Controversies and debates
Proponents argue that brokered messaging delivers clear, market-based value: it promotes competition among vendors, enables rapid integration of new services, and reduces the need for bespoke, point-to-point adapters. Critics often point to the broker as a single point of failure or as a bottleneck if not designed and operated properly. In political terms, the core debate is not about ideology, but about how to balance innovation, control, and risk in large organizations that must move quickly while remaining compliant.
- Vendor lock-in vs open systems: the choice between a proprietary broker family and open, standards-driven implementations is a central consideration. Advocates of open standards emphasize portability, community support, and predictable costs; skeptics note that vendor ecosystems can accelerate development, provide mature tooling, and offer strong enterprise support when properly managed.
- Data governance and sovereignty: brokers can centralize data flows, which raises concerns about who controls the data, how it is audited, and how it is protected. Sensible governance, encryption, and role-based access controls are the practical mitigations favored in policy-minded and risk-aware environments.
- Observability and control: as messaging becomes the backbone of distributed systems, the demand for visibility into message lifecycles, latency, and reliability grows. Critics ask for simpler, more transparent architectures; supporters argue that a well-instrumented broker provides essential governance for complex, multi-service ecosystems.

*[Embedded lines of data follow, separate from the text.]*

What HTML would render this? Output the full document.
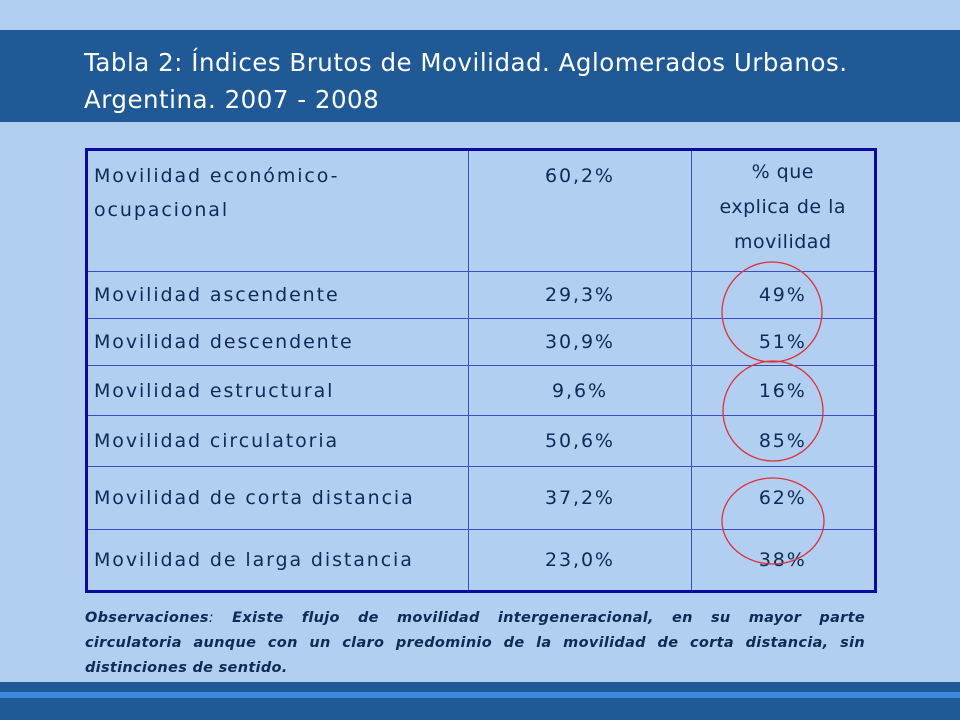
<!DOCTYPE html>
<html><head><meta charset="utf-8"><style>
body{margin:0;width:960px;height:720px;background:#b1cff0;position:relative;overflow:hidden;font-family:"DejaVu Sans","Liberation Sans",sans-serif;color:#0d2b57}
.hdr{position:absolute;left:0;top:30px;width:960px;height:92px;background:#1f5a97}
.ttl{position:absolute;left:84px;top:44px;color:#fff;font-size:24.5px;line-height:37px;margin:0;font-weight:normal;letter-spacing:0.5px;white-space:nowrap}
table{position:absolute;left:85px;top:148px;width:792px;height:442px;border-collapse:collapse;border:3px solid #0a0a9e}
td{border:1.5px solid #3d4fc0;font-size:19px;padding:0 6px;vertical-align:middle;letter-spacing:1.9px;white-space:nowrap}
td.c{text-align:center}
.obs{position:absolute;left:85px;width:780px;font-size:14.5px;font-weight:bold;font-style:italic;line-height:25px;text-align:justify;text-align-last:justify;margin:0;white-space:nowrap;letter-spacing:0.3px}
.b1{position:absolute;left:0;top:682px;width:960px;height:10px;background:#1f5a97}
.b2{position:absolute;left:0;top:692px;width:960px;height:6px;background:#3d8adb}
.b3{position:absolute;left:0;top:698px;width:960px;height:22px;background:#1f5a97}
svg{position:absolute;left:0;top:0}
</style></head><body>
<div class="hdr"></div>
<h1 class="ttl">Tabla 2: Índices Brutos de Movilidad. Aglomerados Urbanos.<br>Argentina. 2007 - 2008</h1>
<table>
<colgroup><col style="width:383px"><col style="width:224px"><col style="width:185px"></colgroup>
<tr style="height:122px"><td style="vertical-align:top;padding-top:8px;line-height:34px">Movilidad económico-<br>ocupacional</td><td class="c" style="vertical-align:top;padding-top:8px;line-height:34px">60,2%</td><td class="c" style="vertical-align:top;padding-top:4px;line-height:35px;letter-spacing:0.5px">% que<br>explica de la<br>movilidad</td></tr>
<tr style="height:47px"><td>Movilidad ascendente</td><td class="c">29,3%</td><td class="c">49%</td></tr>
<tr style="height:47px"><td>Movilidad descendente</td><td class="c">30,9%</td><td class="c">51%</td></tr>
<tr style="height:50px"><td>Movilidad estructural</td><td class="c">9,6%</td><td class="c">16%</td></tr>
<tr style="height:51px"><td>Movilidad circulatoria</td><td class="c">50,6%</td><td class="c">85%</td></tr>
<tr style="height:63px"><td>Movilidad de corta distancia</td><td class="c">37,2%</td><td class="c">62%</td></tr>
<tr style="height:62px"><td>Movilidad de larga distancia</td><td class="c">23,0%</td><td class="c">38%</td></tr>
</table>
<svg width="960" height="720">
<ellipse cx="772" cy="312" rx="50" ry="50" fill="none" stroke="#e0303a" stroke-width="1.3"/>
<ellipse cx="773" cy="411" rx="50" ry="50" fill="none" stroke="#e0303a" stroke-width="1.3"/>
<ellipse cx="773" cy="521" rx="51" ry="43" fill="none" stroke="#e0303a" stroke-width="1.3"/>
</svg>
<div>
<p class="obs" style="top:606px">Observaciones<span style="font-weight:normal">:</span> Existe flujo de movilidad intergeneracional, en su mayor parte</p>
<p class="obs" style="top:631px">circulatoria aunque con un claro predominio de la movilidad de corta distancia, sin</p>
<p class="obs" style="top:656px;text-align-last:left;width:auto">distinciones de sentido.</p>
</div>
<div class="b1"></div>
<div class="b2"></div>
<div class="b3"></div>
</body></html>
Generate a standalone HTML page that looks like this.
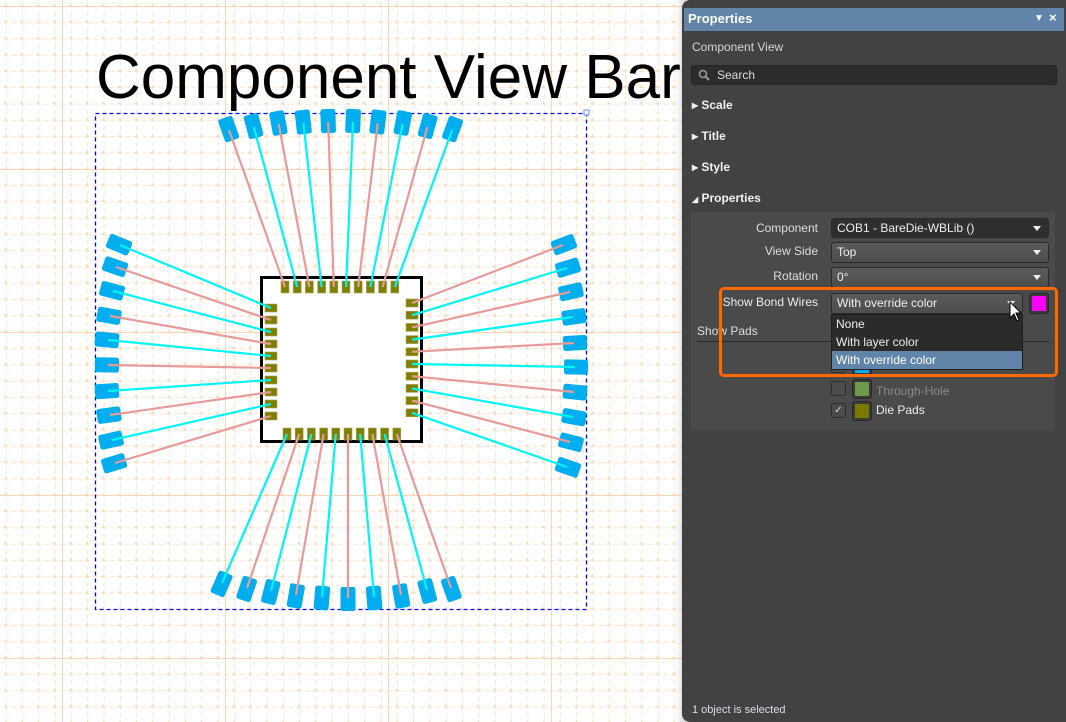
<!DOCTYPE html>
<html><head><meta charset="utf-8">
<style>
*{margin:0;padding:0;box-sizing:border-box}
body{width:1066px;height:722px;overflow:hidden;background:#fff;position:relative;font-family:"Liberation Sans",sans-serif}
#bg{position:absolute;left:0;top:0}
.p{position:absolute}
.t{position:absolute;font-size:12px;color:#e8e8e8;white-space:nowrap;line-height:14px}
.dd{position:absolute;border:1px solid #2a2a2a;border-radius:3px;background:linear-gradient(#5a5a5a,#4e4e4e);color:#eee;font-size:12px;padding-left:5px;line-height:18px}
.dd:after{content:"";position:absolute;right:7px;top:7px;border-left:4px solid transparent;border-right:4px solid transparent;border-top:5px solid #eee}
.sec{position:absolute;left:692px;font-size:12px;font-weight:bold;color:#f0f0f0}
.cb{position:absolute;left:831px;width:15px;height:15px;border:1px solid #2c2c2c;border-radius:3px;background:#4c4c4c}
.sw{position:absolute;left:852px;width:20px;height:20px;border:1px solid #2a2a2a;border-radius:3px;padding:2px;background:#3a3a3a}
.sw i{display:block;width:100%;height:100%}
</style></head><body>
<svg id="bg" width="1066" height="722" xmlns="http://www.w3.org/2000/svg">
<defs>
<pattern id="mn" x="6" y="6" width="16.3" height="16.3" patternUnits="userSpaceOnUse">
<line x1="0" y1="-2.5" x2="0" y2="2.5" stroke="#fcd3ac" stroke-width="1.2"/>
<line x1="-2.5" y1="0" x2="2.5" y2="0" stroke="#fcd3ac" stroke-width="1.2"/>
<line x1="16.3" y1="13.8" x2="16.3" y2="18.8" stroke="#fcd3ac" stroke-width="1.2"/>
<line x1="13.8" y1="16.3" x2="18.8" y2="16.3" stroke="#fcd3ac" stroke-width="1.2"/>
<line x1="0" y1="13.8" x2="0" y2="18.8" stroke="#fcd3ac" stroke-width="1.2"/>
<line x1="13.8" y1="0" x2="18.8" y2="0" stroke="#fcd3ac" stroke-width="1.2"/>
<line x1="0" y1="5.5" x2="0" y2="10.8" stroke="#fcd3ac" stroke-width="1.2"/>
<line x1="5.5" y1="0" x2="10.8" y2="0" stroke="#fcd3ac" stroke-width="1.2"/>
</pattern>
<pattern id="mj" x="62" y="6" width="163" height="163" patternUnits="userSpaceOnUse">
<line x1="0" y1="0" x2="0" y2="163" stroke="#fbcaa0" stroke-width="1.5"/>
<line x1="0" y1="0" x2="163" y2="0" stroke="#fbcaa0" stroke-width="1.5"/>
</pattern>
</defs>
<rect width="1066" height="722" fill="url(#mn)"/>
<rect width="1066" height="722" fill="url(#mj)"/>
<text x="96" y="98" font-family="Liberation Sans" font-size="62" fill="#000">Component View Bare</text>
<rect x="95.5" y="113.5" width="491" height="496" fill="none" stroke="#0000ff" stroke-width="1.3" stroke-dasharray="4,3"/>
<rect x="584" y="110" width="5" height="5" fill="#fff" stroke="#6a8cff"/>
<rect x="261.5" y="277.5" width="160" height="164" fill="#fff" stroke="#000" stroke-width="3"/>
<g id="g"></g>
</svg>

<div class="p" style="left:676px;top:0;width:10px;height:722px;background:linear-gradient(90deg,rgba(0,0,0,0),rgba(0,0,0,0.18))"></div>
<div class="p" style="left:682px;top:0;width:384px;height:722px;background:#424242;border-radius:8px 0 0 8px"></div>
<div class="p" style="left:684px;top:8px;width:380px;height:23px;background:#6085a8"></div>
<div class="t" style="left:688px;top:12px;font-size:13px;font-weight:bold;color:#fff">Properties</div>
<div class="t" style="left:1034px;top:12px;font-size:10px;color:#fff">▼</div>
<div class="t" style="left:1049px;top:11px;font-size:13px;font-weight:bold;color:#fff">×</div>
<div class="t" style="left:692px;top:40px;font-size:12px;color:#cfd8e0">Component View</div>
<div class="p" style="left:691px;top:65px;width:366px;height:20px;background:#2c2c2c;border:1px solid #242424;border-radius:3px"></div>
<svg class="p" style="left:698px;top:69px" width="12" height="12"><circle cx="5" cy="5" r="3.5" fill="none" stroke="#999" stroke-width="1.6"/><line x1="7.5" y1="7.5" x2="11" y2="11" stroke="#999" stroke-width="2"/></svg>
<div class="t" style="left:717px;top:68px;color:#ddd">Search</div>
<div class="sec" style="top:98px">▸ Scale</div>
<div class="sec" style="top:129px">▸ Title</div>
<div class="sec" style="top:160px">▸ Style</div>
<div class="sec" style="top:191px"><span style="font-size:8px">◢</span> Properties</div>
<div class="p" style="left:691px;top:212px;width:364px;height:219px;background:#4a4a4a;border-radius:2px"></div>
<div class="t" style="left:700px;width:118px;text-align:right;top:221px;color:#ddd">Component</div>
<div class="t" style="left:700px;width:118px;text-align:right;top:244px;color:#ddd">View Side</div>
<div class="t" style="left:700px;width:118px;text-align:right;top:269px;color:#ddd">Rotation</div>
<div class="t" style="left:700px;width:118px;text-align:right;top:295px;color:#eee">Show Bond Wires</div>
<div class="dd" style="left:831px;top:218px;width:218px;height:20px;background:#2f2f2f">COB1 - BareDie-WBLib ()</div>
<div class="dd" style="left:831px;top:242px;width:218px;height:21px">Top</div>
<div class="dd" style="left:831px;top:267px;width:218px;height:21px">0°</div>
<div class="dd" style="left:831px;top:293px;width:192px;height:21px">With override color</div>
<div class="p" style="left:1029px;top:293px;width:20px;height:21px;border:1px solid #2a2a2a;border-radius:3px;padding:2px;background:#3a3a3a"><i style="display:block;width:100%;height:100%;background:#ff00ff"></i></div>
<div class="t" style="left:697px;top:324px;color:#ddd">Show Pads</div>
<div class="p" style="left:697px;top:341px;width:352px;height:1px;background:#2a2a2a"></div>
<div class="cb" style="top:358px"></div>
<div class="sw" style="top:356px"><i style="background:#00aeef"></i></div>
<div class="cb" style="top:381px"></div>
<div class="sw" style="top:379px"><i style="background:#6e9a4e"></i></div>
<div class="t" style="left:876px;top:384px;color:#8a8a8a">Through-Hole</div>
<div class="cb" style="top:403px;color:#ddd;font-size:10px;text-align:center;line-height:13px">✓</div>
<div class="sw" style="top:401px"><i style="background:#7a7a00"></i></div>
<div class="t" style="left:876px;top:403px;color:#eee">Die Pads</div>
<div class="p" style="left:831px;top:314px;width:192px;height:56px;background:#2b2b2b;border:1px solid #1e1e1e"></div>
<div class="p" style="left:832px;top:351px;width:190px;height:18px;background:#6085a8"></div>
<div class="t" style="left:836px;top:317px;color:#eee">None</div>
<div class="t" style="left:836px;top:335px;color:#eee">With layer color</div>
<div class="t" style="left:836px;top:353px;color:#fff">With override color</div>
<div class="p" style="left:719px;top:287px;width:339px;height:90px;border:3px solid #ff6a00;border-radius:5px"></div>
<svg class="p" style="left:1009px;top:301px" width="14" height="22"><path d="M1,1 L1,17 L5,13 L8,20 L10,19 L7,12 L12,12 Z" fill="#fff" stroke="#000" stroke-width="1"/></svg>
<div class="t" style="left:692px;top:703px;font-size:11px;color:#dde">1 object is selected</div>

<script>
var g=document.getElementById('g'),NS='http://www.w3.org/2000/svg',pk='#e89a9a',cy='#00f5f5';
var dies=[],pads=[];
var topY=[130,127,124,123,122,122,123,124,127,130];
for(var i=0;i<10;i++){dies.push([285+12.2*i,287,'h']);pads.push([229+24.8*i,topY[i],285+12.2*i,287,i%2?cy:pk]);}
var botP=[[222,583],[247,588],[271,591],[296,595],[322,597],[348,598],[374,597],[401,595],[427,590],[451,588]];
for(var i=0;i<10;i++){dies.push([287+12.2*i,434,'h']);pads.push([botP[i][0],botP[i][1],287+12.2*i,434,i%2?pk:cy]);}
var lp=[[120,245],[116,267],[113,291],[110,316],[108,340],[108,365],[108,391],[110,415],[112,440],[115,463]];
for(var i=0;i<10;i++){var y=308+12*i;dies.push([271,y,'v']);pads.push([lp[i][0],lp[i][1],271,y,i%2?pk:cy]);}
var rp=[[563,245],[567,268],[570,292],[573,317],[574,343],[575,367],[574,392],[573,417],[570,442],[567,467]];
for(var i=0;i<10;i++){var y=303+12.2*i;dies.push([412,y,'v']);pads.push([rp[i][0],rp[i][1],412,y,i%2?cy:pk]);}
function el(n,a){var e=document.createElementNS(NS,n);for(var k in a)e.setAttribute(k,a[k]);g.appendChild(e);return e;}
dies.forEach(function(d){var w=d[2]=='h'?8:12,h=d[2]=='h'?12:8;el('rect',{x:d[0]-w/2,y:d[1]-h/2,width:w,height:h,fill:'#808000',stroke:'#a8a860','stroke-width':0.6});});
pads.forEach(function(p){var a=Math.atan2(p[1]-p[3],p[0]-p[2])*180/Math.PI;
el('rect',{x:-11,y:-7.5,width:24,height:15,rx:2.5,fill:'#00aeef',transform:'translate('+p[0]+','+p[1]+') rotate('+a+')'});});
pads.forEach(function(p){el('line',{x1:p[2],y1:p[3],x2:p[0],y2:p[1],stroke:p[4],'stroke-width':2.2});});
</script>
</body></html>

- Application-level semantics: some teams push for stronger guarantees at the broker level, while others rely on the application layer to implement idempotence and compensating actions. The practical choice depends on workload characteristics and risk tolerance, with many architectures adopting a hybrid approach.
Use cases
- Enterprise integration: connecting business systems, databases, and services across departments without forcing tight coupling.
- Cloud-native microservices: enabling scalable, asynchronous workflows in containerized environments where services can be updated independently.
- Event-driven architectures: driving responsive systems that react to business events in real time, while buffering bursts in demand.
- Regulatory and compliance workloads: ensuring auditable, durable message delivery for processes that require traceability and integrity.